From Death to the living dead
Barta's later film Poslední lup (The Last Theft, 1987) takes up the criticism of the ageless vice of man, his material demands and greediness. The story is quite simple. A thief breaks into a crypt where he finds not only various pieces of jewelry but also several vampires sitting at the table. But the thief, blinded by the money, does not see them for what they are and joins them in a game of dice, oblivious to the danger he is in. The vampires let him win, offer him drink, food, and even a bath, and then take him to a bed where they suck his blood. The film balances on the boundary between feature and animated film. Barta uses real actors as puppets and completes the picture with animation techniques.
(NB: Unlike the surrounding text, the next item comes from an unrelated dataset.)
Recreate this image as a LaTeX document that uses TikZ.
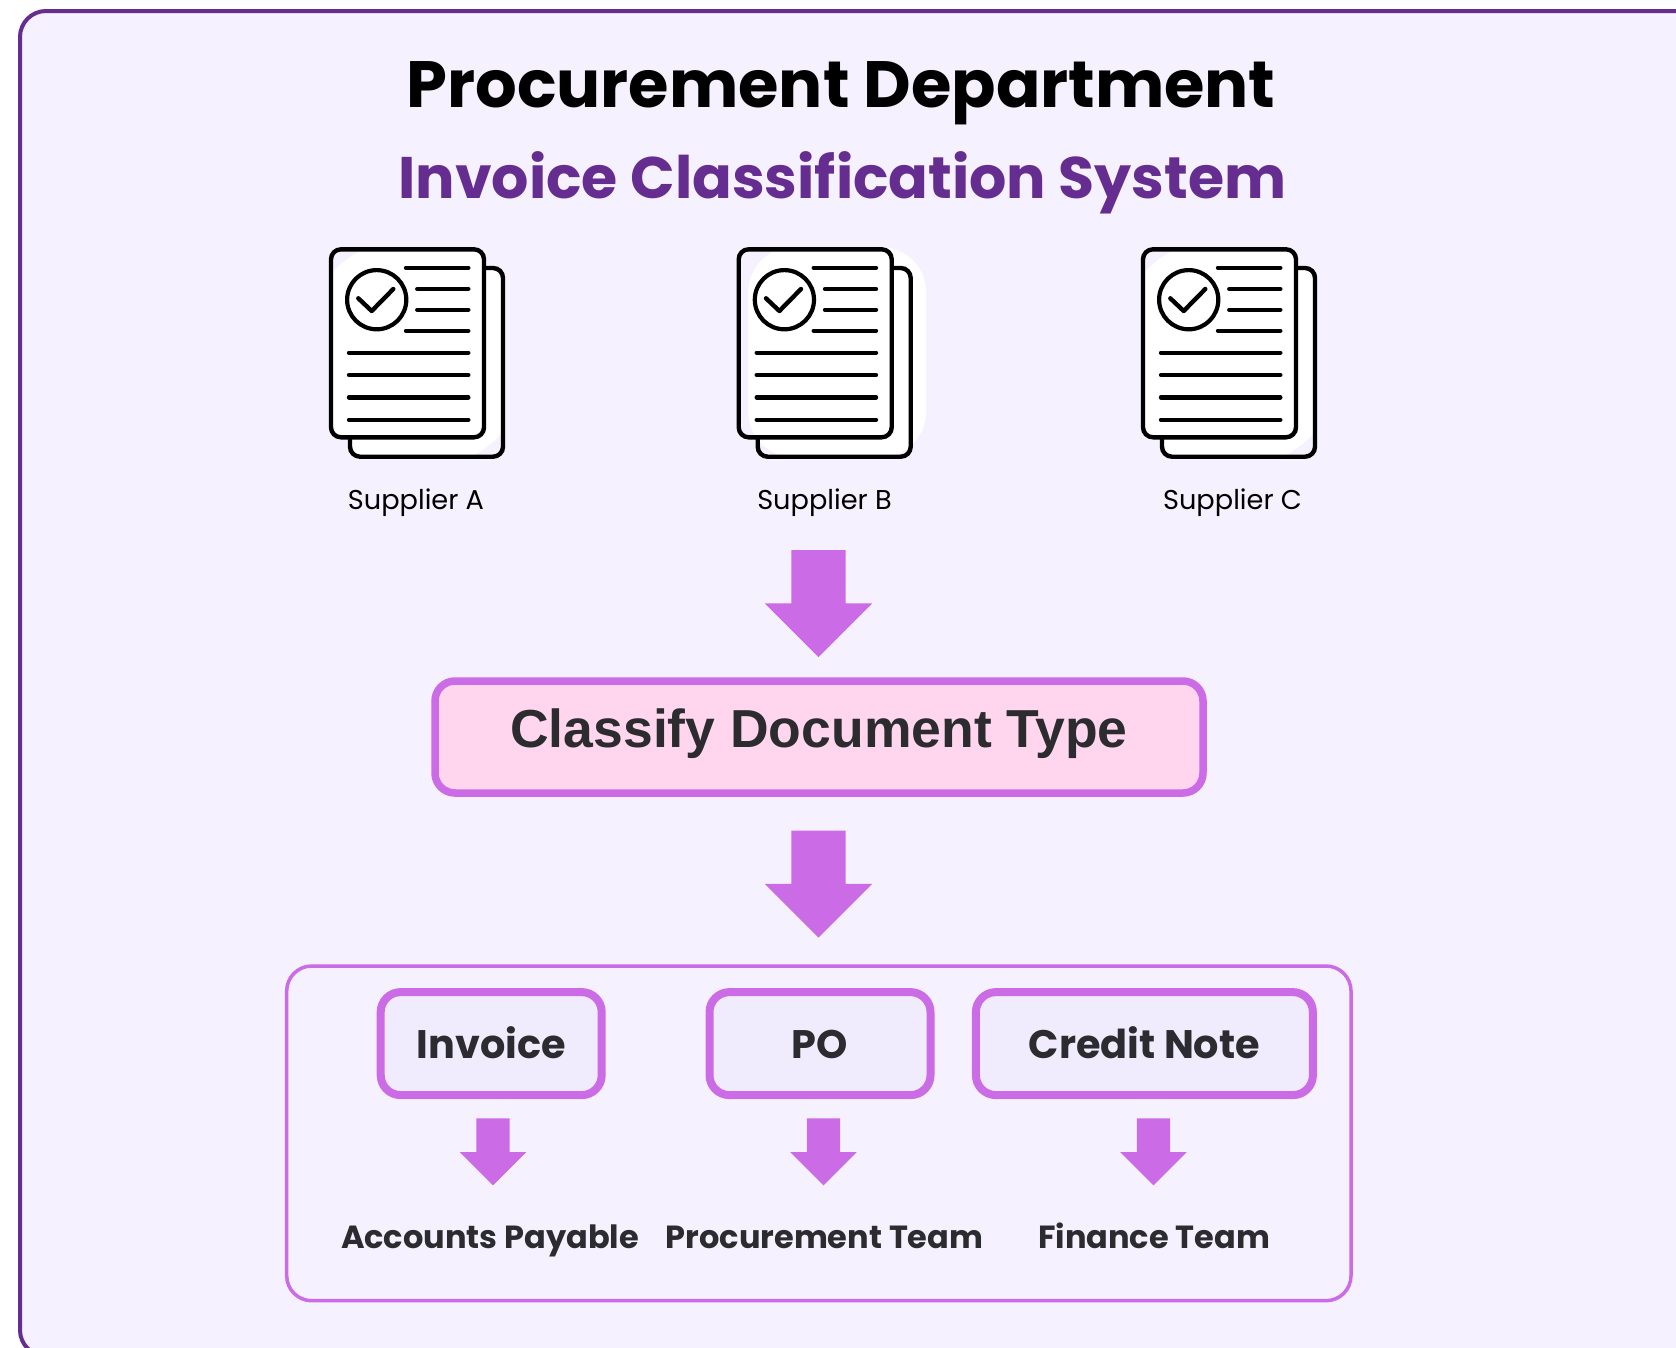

Vampires at the card table
Once again, Barta creates a fantasy world that reflects the problems of the real one. As with the mythic Hameln, Barta chooses a bizarre, mystical setting. In Poslední lup, it is an old crypt that is a gate to the "other world." And again the main plot grows out of a confrontation between greedy humans and mysterious beings from the "netherworld." While the character of the pied piper can be interpreted, in accordance with medieval moralities, as Death, the characters of Poslední lup are clearly vampires waiting for their victim. In a genre that can be called grotesque horror, Barta combines scary and comic moments in a serious parable. Supposedly frightening moments are turned into grotesque farce: for example, when a male vampire dressed as a female nurse equipped sucks the thief's blood using a special contraption, or when the mysterious vampire realm sinks into the underworld, as on a theater stage.
In these films, Barta creates mysterious horror worlds full of sinful, grasping humans who reflect the decay of human society. Apocalypse for humankind comes from the uncanny beings from the "other side." Yet, there always remains some hope: in elderly wisdom, in innocent childhood and in the morning that comes after a vampires' night.